News Room - Steel Industry

Posted on 26 Oct 2015

Japan industry body cuts FY crude steel output forecast on slowing exports

Japan's steel industry body on Friday lowered its forecast for the country's crude steel output in the fiscal year to March 2016 by 1 million tonnes to 106 million tonnes, citing slow export demand.

"The biggest risk factor is slowing growth in the Chinese economy," Koji Kakigi, chairman of the Japan Iron and Steel Federation, told a news conference.

"We had projected about 107 million tonnes in crude steel output for this fiscal year, but it now looks that it would fall short by about 1 million tonnes due to slower export," he said.

The revised forecast marks a 3.5 percent drop from the country's actual crude steel output of 109.85 million tonnes in the fiscal year ended March 2015.

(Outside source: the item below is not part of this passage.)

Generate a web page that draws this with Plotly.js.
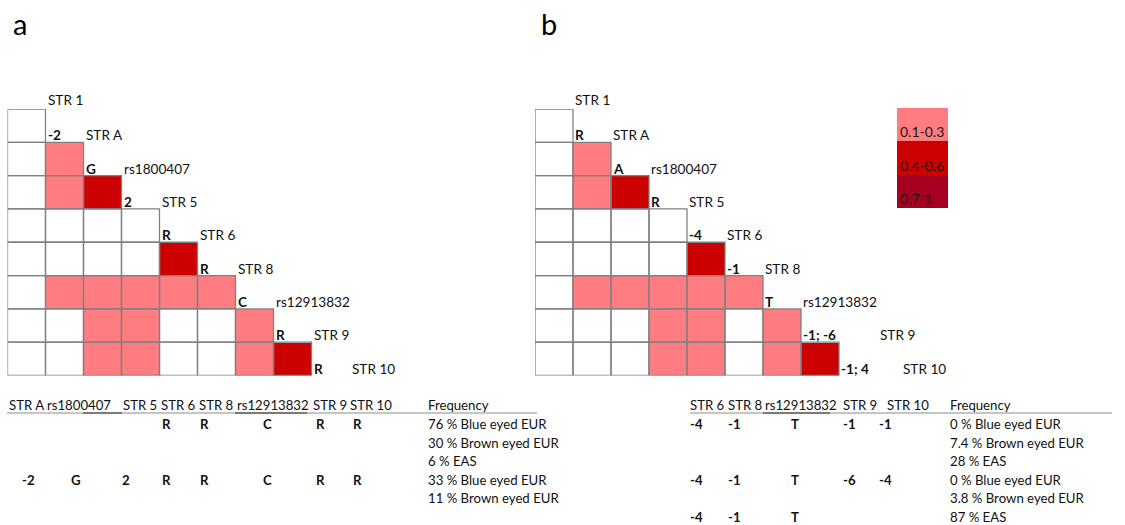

Japan's crude steel output fell 7.3 percent in September from a year earlier to 8.57 million tonnes, marking a 13th straight monthly drop and a six-year low for the month, as weak demand and high inventories forced steelmakers to cut output.

Production has been on a downtrend due to slack sales of cars and houses after a tax hike in April 2014, which caused a rise in stockpiles of steel products, and slumping steel prices in Asia that eat into export margins of Japanese steelmakers.

Asked when steel output would recover, Kakigi said it depends on export circumstances.

"We expect a certain amount of domestic demand going forward, but the problem is export," he said.

Kakigi, president of JFE Holdings' unit JFE Steel, said output was unlikely to go up in the current quarter.

Whether or not production rises would depend on for how long the current prices hold and how much steel China exports, he said.

"Many Chinese steelmakers are exporting steel products at a loss," he said.

"The bigger losses they make, the harder it gets for them to keep on doing like this."

Shanghai steel futures fell to an all-time low earlier this week after data showed China's economy grew at its slowest pace since 2009 in the third quarter, underlining demand pressure in the top consumer of the alloy.

China also makes nearly half the world's 1.6 billion tonnes of steel. With its once stellar growth slowing, the country is expected to export a record 100 million tonnes of steel to world markets this year to help address its spare steelmaking capacity - estimated at a hefty 300 million tonnes.